The Caps had three more entire power play chances in the second; they spent a total of 7:45 of the second frame on the man advantage, but weren't able to cash in. Bobrovsky like made his best save of the night on John Carlson during a Caps power play just before the midpoint of the middle period, moving laterally to deny him on a rebound opportunity from inside the left circle.
There was a stretch of 4-on-4 hockey woven in between that trio of Washington man advantages in the second, and the Caps cut the Cats' lead with Washington's first 4-on-4 tally of the season.
Snively gained the zone and left it up high for Dylan Strome, who beat Bobrovsky with a wrist shot from above the left circle at 15:04, enabling the Caps to get to the second intermission with a one-goal deficit.
Washington came out with plenty of verve and fire in the third, and the Caps swung the territorial tides hard, dominating the Panthers in their end. The Caps opened the third period with 10 of the first 11 shots on net, but again it was Florida that scored to push its lead back to two goals.
On a rare expedition into Washington ice, Gustav Forsling put a pass to Nick Cousins, who found himself with enough time and space to carve his way around Kuemper and deposit the puck untouched, making it a 3-1 game at 7:02.
The Caps rallied to within one once again at 11:15 of the third when Erik Gustafsson hit Carlson at the back door for a deflection goal to make it a 3-2 contest.
Washington managed to get a fifth power play less than a minute later, but the Caps' extra-man slide reached 0-for-21 as neither of its two shots on net would drop and two others missed the mark.
"Just obviously not good enough," says Strome of the power play. "It's our job to go out there and at least get momentum. I feel like on the first couple, we didn't even do that. It wasn't great tonight on the power play, same as the last couple of games.

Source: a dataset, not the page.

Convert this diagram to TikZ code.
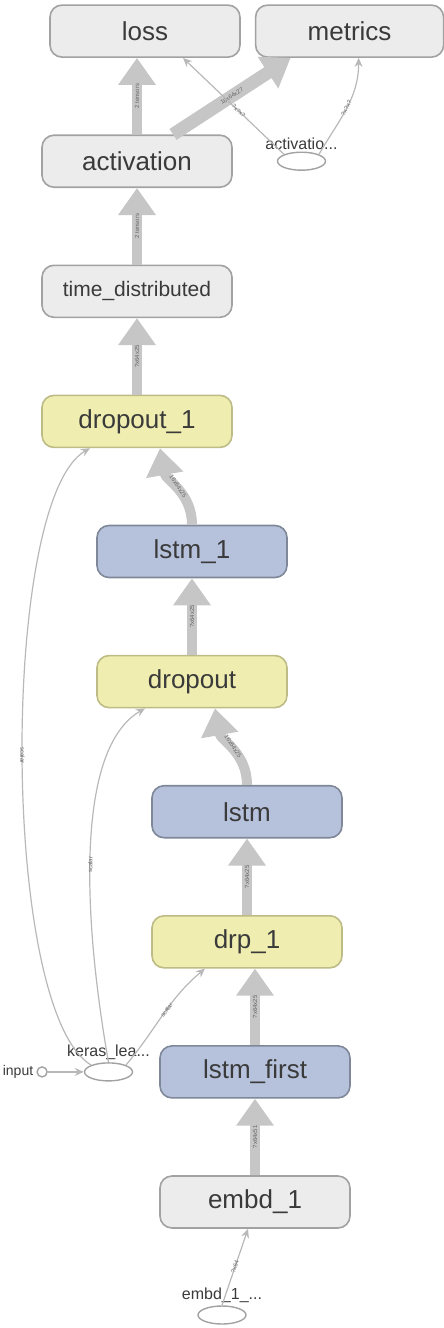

"And now it's on us to figure it out. Power play is a huge part of the game. They get a power-play goal tonight and we don't, and that could have made the difference."
The peril doubled when nemesis Carter Verhaeghe scored from the top of the paint with exactly three minutes remaining, again restoring Florida's two-goal cushion. Verhaeghe removed any lingering doubts with an empty-net tally in the penultimate minute, accounting for the 5-2 final.
Washington finished the night with a single-game season high 43 shots on net, 22 of them coming in the third period.
"The last two periods were better than in the first," says Strome. "I think we had our chances to score, but just a couple bad breaks and the puck ends up in the back of our net. With the rut we're in right now, that's kind of the way it's been going. We've got to find a way to get going and start getting some wins."